<<<<

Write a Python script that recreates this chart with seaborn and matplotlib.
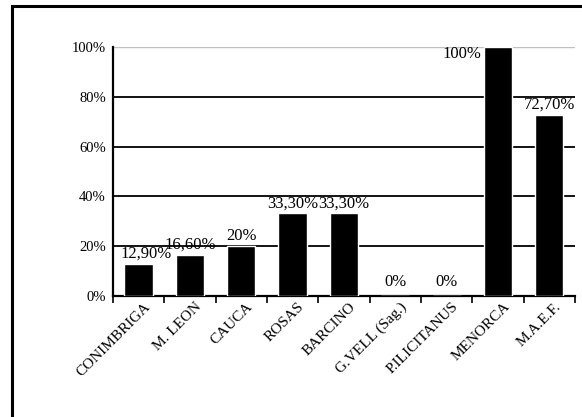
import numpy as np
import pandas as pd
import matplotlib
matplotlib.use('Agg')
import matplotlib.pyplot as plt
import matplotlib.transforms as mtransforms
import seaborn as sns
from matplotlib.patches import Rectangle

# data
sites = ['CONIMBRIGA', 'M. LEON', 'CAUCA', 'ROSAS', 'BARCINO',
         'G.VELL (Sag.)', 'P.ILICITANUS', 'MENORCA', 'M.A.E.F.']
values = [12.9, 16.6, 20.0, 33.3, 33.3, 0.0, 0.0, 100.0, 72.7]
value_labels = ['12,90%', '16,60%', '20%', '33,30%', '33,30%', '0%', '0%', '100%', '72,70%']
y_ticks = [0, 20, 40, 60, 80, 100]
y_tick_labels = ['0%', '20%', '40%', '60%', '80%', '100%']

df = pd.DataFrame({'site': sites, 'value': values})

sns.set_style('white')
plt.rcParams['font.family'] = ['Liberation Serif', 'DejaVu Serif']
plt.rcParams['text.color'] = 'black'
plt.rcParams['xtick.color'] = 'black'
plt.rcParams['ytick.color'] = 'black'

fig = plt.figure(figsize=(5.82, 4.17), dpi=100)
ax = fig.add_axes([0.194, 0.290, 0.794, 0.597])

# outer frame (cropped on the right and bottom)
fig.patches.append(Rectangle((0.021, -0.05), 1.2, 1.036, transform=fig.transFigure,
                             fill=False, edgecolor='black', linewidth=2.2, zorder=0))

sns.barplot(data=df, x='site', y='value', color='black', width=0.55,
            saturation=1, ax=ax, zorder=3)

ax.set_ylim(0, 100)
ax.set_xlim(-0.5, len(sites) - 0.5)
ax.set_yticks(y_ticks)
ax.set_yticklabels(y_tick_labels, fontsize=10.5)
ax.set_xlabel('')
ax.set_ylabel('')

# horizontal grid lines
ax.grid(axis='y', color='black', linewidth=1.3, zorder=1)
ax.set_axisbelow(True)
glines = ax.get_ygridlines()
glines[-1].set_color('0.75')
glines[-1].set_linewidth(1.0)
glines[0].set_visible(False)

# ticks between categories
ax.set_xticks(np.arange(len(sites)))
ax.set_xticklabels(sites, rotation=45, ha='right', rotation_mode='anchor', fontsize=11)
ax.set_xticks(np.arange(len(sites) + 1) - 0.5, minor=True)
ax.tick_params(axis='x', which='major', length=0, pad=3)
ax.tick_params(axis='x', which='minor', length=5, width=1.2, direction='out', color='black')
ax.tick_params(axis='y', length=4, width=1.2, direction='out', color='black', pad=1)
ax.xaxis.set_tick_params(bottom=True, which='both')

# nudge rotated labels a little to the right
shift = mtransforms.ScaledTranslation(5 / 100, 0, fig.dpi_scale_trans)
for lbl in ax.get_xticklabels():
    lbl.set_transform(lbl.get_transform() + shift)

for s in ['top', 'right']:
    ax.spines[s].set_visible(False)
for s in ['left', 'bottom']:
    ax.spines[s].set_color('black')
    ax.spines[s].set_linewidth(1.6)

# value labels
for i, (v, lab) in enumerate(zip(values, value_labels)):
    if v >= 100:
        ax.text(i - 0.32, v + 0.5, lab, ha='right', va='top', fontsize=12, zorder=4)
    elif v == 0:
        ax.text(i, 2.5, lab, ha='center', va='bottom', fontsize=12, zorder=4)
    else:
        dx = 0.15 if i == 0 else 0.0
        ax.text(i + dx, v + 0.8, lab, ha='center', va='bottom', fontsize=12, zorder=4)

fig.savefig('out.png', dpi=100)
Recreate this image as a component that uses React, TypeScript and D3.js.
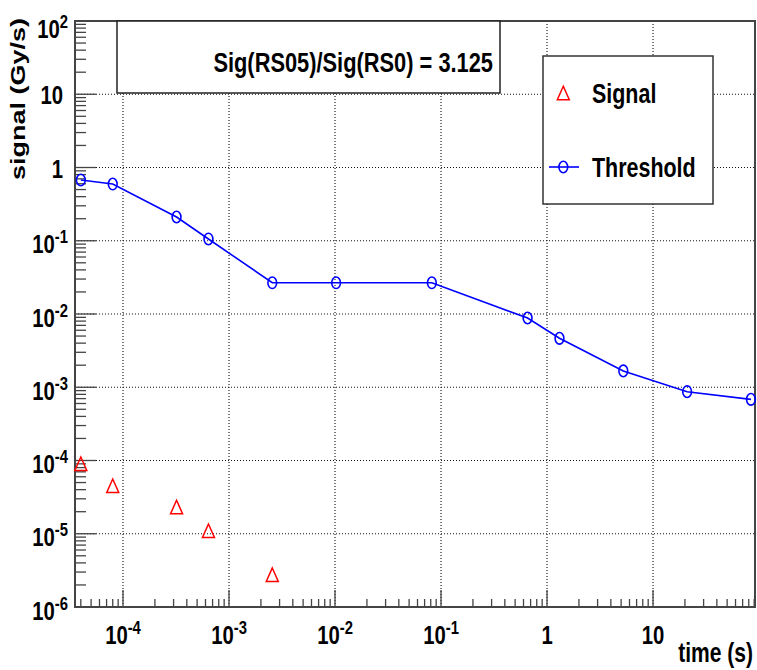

>>>>

What you should do
Without the pictures, restate each entry exactly.

Task answer
Write a Python script that recreates this chart with seaborn and matplotlib.
import numpy as np
import pandas as pd
import matplotlib
matplotlib.use('Agg')
import matplotlib.pyplot as plt
import matplotlib.transforms as mtransforms
import seaborn as sns
from matplotlib.patches import Rectangle

# data
sites = ['CONIMBRIGA', 'M. LEON', 'CAUCA', 'ROSAS', 'BARCINO',
         'G.VELL (Sag.)', 'P.ILICITANUS', 'MENORCA', 'M.A.E.F.']
values = [12.9, 16.6, 20.0, 33.3, 33.3, 0.0, 0.0, 100.0, 72.7]
value_labels = ['12,90%', '16,60%', '20%', '33,30%', '33,30%', '0%', '0%', '100%', '72,70%']
y_ticks = [0, 20, 40, 60, 80, 100]
y_tick_labels = ['0%', '20%', '40%', '60%', '80%', '100%']

df = pd.DataFrame({'site': sites, 'value': values})

sns.set_style('white')
plt.rcParams['font.family'] = ['Liberation Serif', 'DejaVu Serif']
plt.rcParams['text.color'] = 'black'
plt.rcParams['xtick.color'] = 'black'
plt.rcParams['ytick.color'] = 'black'

fig = plt.figure(figsize=(5.82, 4.17), dpi=100)
ax = fig.add_axes([0.194, 0.290, 0.794, 0.597])

# outer frame (cropped on the right and bottom)
fig.patches.append(Rectangle((0.021, -0.05), 1.2, 1.036, transform=fig.transFigure,
                             fill=False, edgecolor='black', linewidth=2.2, zorder=0))

sns.barplot(data=df, x='site', y='value', color='black', width=0.55,
            saturation=1, ax=ax, zorder=3)

ax.set_ylim(0, 100)
ax.set_xlim(-0.5, len(sites) - 0.5)
ax.set_yticks(y_ticks)
ax.set_yticklabels(y_tick_labels, fontsize=10.5)
ax.set_xlabel('')
ax.set_ylabel('')

# horizontal grid lines
ax.grid(axis='y', color='black', linewidth=1.3, zorder=1)
ax.set_axisbelow(True)
glines = ax.get_ygridlines()
glines[-1].set_color('0.75')
glines[-1].set_linewidth(1.0)
glines[0].set_visible(False)

# ticks between categories
ax.set_xticks(np.arange(len(sites)))
ax.set_xticklabels(sites, rotation=45, ha='right', rotation_mode='anchor', fontsize=11)
ax.set_xticks(np.arange(len(sites) + 1) - 0.5, minor=True)
ax.tick_params(axis='x', which='major', length=0, pad=3)
ax.tick_params(axis='x', which='minor', length=5, width=1.2, direction='out', color='black')
ax.tick_params(axis='y', length=4, width=1.2, direction='out', color='black', pad=1)
ax.xaxis.set_tick_params(bottom=True, which='both')

# nudge rotated labels a little to the right
shift = mtransforms.ScaledTranslation(5 / 100, 0, fig.dpi_scale_trans)
for lbl in ax.get_xticklabels():
    lbl.set_transform(lbl.get_transform() + shift)

for s in ['top', 'right']:
    ax.spines[s].set_visible(False)
for s in ['left', 'bottom']:
    ax.spines[s].set_color('black')
    ax.spines[s].set_linewidth(1.6)

# value labels
for i, (v, lab) in enumerate(zip(values, value_labels)):
    if v >= 100:
        ax.text(i - 0.32, v + 0.5, lab, ha='right', va='top', fontsize=12, zorder=4)
    elif v == 0:
        ax.text(i, 2.5, lab, ha='center', va='bottom', fontsize=12, zorder=4)
    else:
        dx = 0.15 if i == 0 else 0.0
        ax.text(i + dx, v + 0.8, lab, ha='center', va='bottom', fontsize=12, zorder=4)

fig.savefig('out.png', dpi=100)
Recreate this image as a component that uses React, TypeScript and D3.js.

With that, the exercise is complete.